Activated carbon monoliths of kenaf (ACMKs) were prepared by moulding kenaf fibers into a column-shape monolith and then carrying out pyrolysis at 500, 600, 700 or 800 °C, followed by activation with KOH at 700 °C. Then, the sample was characterized using thermogravimetric analyzer (TGA), field-emission scanning electron microscopy (FE-SEM), field-emission transmission electron microscopy (FE-TEM), X-ray photoelectron spectroscopy (XPS), Raman spectroscopy, X-ray diffraction (XRD) and N(2) sorption instruments. The prepared ACMK was subjected to electrochemical property evaluation via cyclic voltammetry (CV), galvanostatic charge–discharge (GCD) and electrochemical impedance spectroscopy (EIS).
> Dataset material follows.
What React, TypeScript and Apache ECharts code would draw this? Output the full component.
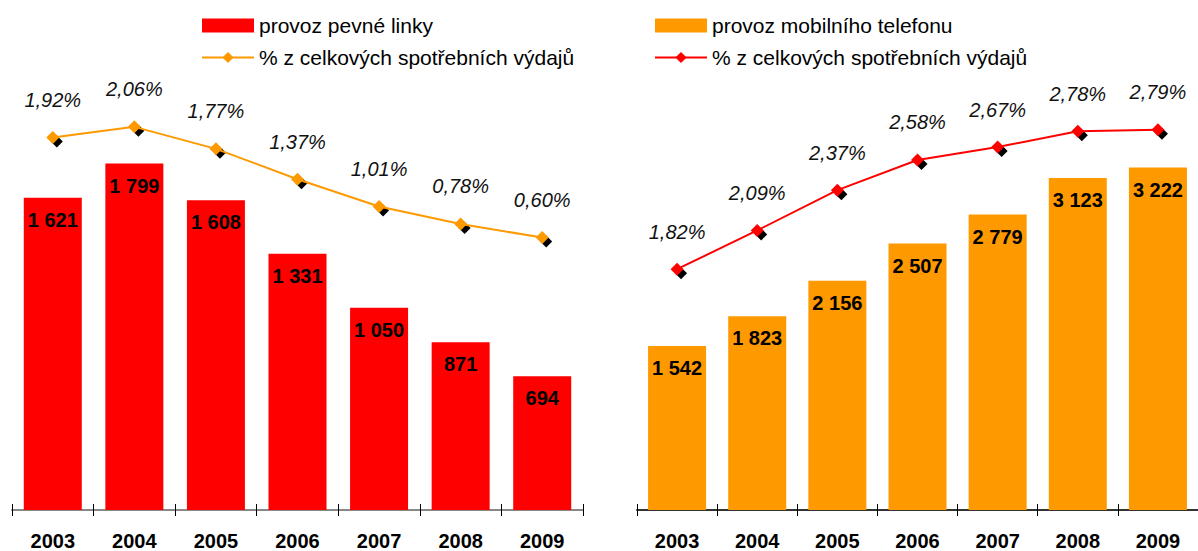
import React, { useEffect, useRef } from "react";
import * as echarts from "echarts";

const years = ["2003", "2004", "2005", "2006", "2007", "2008", "2009"];
const fixedValues = [1621, 1799, 1608, 1331, 1050, 871, 694];
const fixedPct = [1.92, 2.06, 1.77, 1.37, 1.01, 0.78, 0.6];
const mobileValues = [1542, 1823, 2156, 2507, 2779, 3123, 3222];
const mobilePct = [1.82, 2.09, 2.37, 2.58, 2.67, 2.78, 2.79];

const fixedName = "provoz pevné linky";
const mobileName = "provoz mobilního telefonu";
const pctLabel = "% z celkových spotřebních výdajů";

const FONT = "'Liberation Sans', Arial, sans-serif";
const RED = "#FF0000";
const ORANGE = "#FF9900";

const fmtThousands = (v: number) =>
  String(v).replace(/\B(?=(\d{3})+(?!\d))/g, " ");
const fmtPct = (v: number) => v.toFixed(2).replace(".", ",") + "%";

const legendNames: Record<string, string> = {
  [fixedName]: fixedName,
  pctFixed: pctLabel,
  [mobileName]: mobileName,
  pctMobile: pctLabel,
};

export default function App() {
  const ref = useRef<HTMLDivElement>(null);
  useEffect(() => {
    if (!ref.current) return;
    const chart = echarts.init(ref.current, undefined, { renderer: "svg" });

    const xAxisPair = (gridIndex: number, lineColor: string) => [
      {
        type: "category",
        gridIndex,
        data: years,
        boundaryGap: true,
        axisLine: { show: true, onZero: false, lineStyle: { color: lineColor, width: 2 } },
        axisTick: { show: true, inside: false, length: 6, lineStyle: { color: "#000", width: 1 } },
        axisLabel: {
          show: true,
          margin: 21,
          fontSize: 20,
          fontWeight: "bold",
          color: "#000",
          fontFamily: FONT,
        },
      },
      {
        type: "category",
        gridIndex,
        data: years,
        boundaryGap: true,
        position: "bottom",
        axisLine: { show: false, onZero: false },
        axisTick: { show: true, inside: true, length: 6, lineStyle: { color: "#000", width: 1 } },
        axisLabel: { show: false },
      },
    ];

    const hiddenY = (gridIndex: number, min: number, max: number) => ({
      type: "value",
      gridIndex,
      min,
      max,
      show: false,
      splitLine: { show: false },
    });

    const legendBase = {
      orient: "vertical",
      top: 15,
      padding: 0,
      itemWidth: 52,
      itemHeight: 14,
      itemGap: 11,
      selectedMode: false,
      textStyle: { fontSize: 21, lineHeight: 21, color: "#000", fontFamily: FONT },
      formatter: (name: string) => legendNames[name] ?? name,
    };

    const barLabel = {
      show: true,
      position: "insideTop",
      distance: 12,
      fontSize: 20,
      fontWeight: "bold",
      color: "#000",
      fontFamily: FONT,
      formatter: (p: any) => fmtThousands(p.value),
    };

    const pctLabelStyle = {
      show: true,
      position: "top",
      distance: 21,
      fontSize: 20,
      fontStyle: "italic",
      color: "#111",
      fontFamily: FONT,
      formatter: (p: any) => fmtPct(p.value),
    };

    const shadowStyle = { color: "#000", opacity: 1 };

    chart.setOption({
      animation: false,
      textStyle: { fontFamily: FONT },
      legend: [
        {
          ...legendBase,
          left: 201,
          data: [{ name: fixedName, icon: "rect" }, { name: "pctFixed" }],
        },
        {
          ...legendBase,
          left: 654,
          data: [{ name: mobileName, icon: "rect" }, { name: "pctMobile" }],
        },
      ],
      grid: [
        { left: 12, right: 615, top: 28.5, bottom: 40 },
        { left: 637, right: -9.5, top: 28.5, bottom: 40 },
      ],
      xAxis: [...xAxisPair(0, "#888"), ...xAxisPair(1, "#333")],
      yAxis: [
        hiddenY(0, 0, 2500),
        hiddenY(0, -2.992, 3.357),
        hiddenY(1, 0, 4530),
        hiddenY(1, 0.1444, 3.495),
      ],
      series: [
        {
          name: fixedName,
          type: "bar",
          xAxisIndex: 0,
          yAxisIndex: 0,
          data: fixedValues,
          barWidth: 58,
          itemStyle: { color: RED },
          label: barLabel,
        },
        {
          name: "pctFixedShadow",
          type: "scatter",
          xAxisIndex: 0,
          yAxisIndex: 1,
          data: fixedPct,
          symbol: "diamond",
          symbolSize: 12,
          symbolOffset: [4, 4],
          itemStyle: shadowStyle,
          silent: true,
          z: 3,
        },
        {
          name: "pctFixed",
          type: "line",
          xAxisIndex: 0,
          yAxisIndex: 1,
          data: fixedPct,
          symbol: "diamond",
          symbolSize: 13,
          showAllSymbol: true,
          lineStyle: { color: ORANGE, width: 2 },
          itemStyle: { color: ORANGE },
          label: pctLabelStyle,
          z: 4,
        },
        {
          name: mobileName,
          type: "bar",
          xAxisIndex: 2,
          yAxisIndex: 2,
          data: mobileValues,
          barWidth: 58,
          itemStyle: { color: ORANGE },
          label: barLabel,
        },
        {
          name: "pctMobileShadow",
          type: "scatter",
          xAxisIndex: 2,
          yAxisIndex: 3,
          data: mobilePct,
          symbol: "diamond",
          symbolSize: 12,
          symbolOffset: [4, 4],
          itemStyle: shadowStyle,
          silent: true,
          z: 3,
        },
        {
          name: "pctMobile",
          type: "line",
          xAxisIndex: 2,
          yAxisIndex: 3,
          data: mobilePct,
          symbol: "diamond",
          symbolSize: 13,
          showAllSymbol: true,
          lineStyle: { color: RED, width: 2 },
          itemStyle: { color: RED },
          label: pctLabelStyle,
          z: 4,
        },
      ],
    });

    return () => chart.dispose();
  }, []);

  return (
    <div
      ref={ref}
      style={{ position: "absolute", left: 0, top: 0, width: 1198, height: 551, background: "#fff" }}
    />
  );
}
The GCD study using a three-electrode system showed that the specific capacitance decreased with higher pyrolysis temperature (PYT) with the ACMK pyrolyzed at 500 °C (ACMK-500) exhibiting the highest specific capacitance of 217 F g(−1). A two-electrode system provided 95.9% retention upon a 5000 cycle test as well as the specific capacitance of 212 F g(−1), being converted to an energy density of 6 W h kg(−1) at a power density of 215 W kg(−1).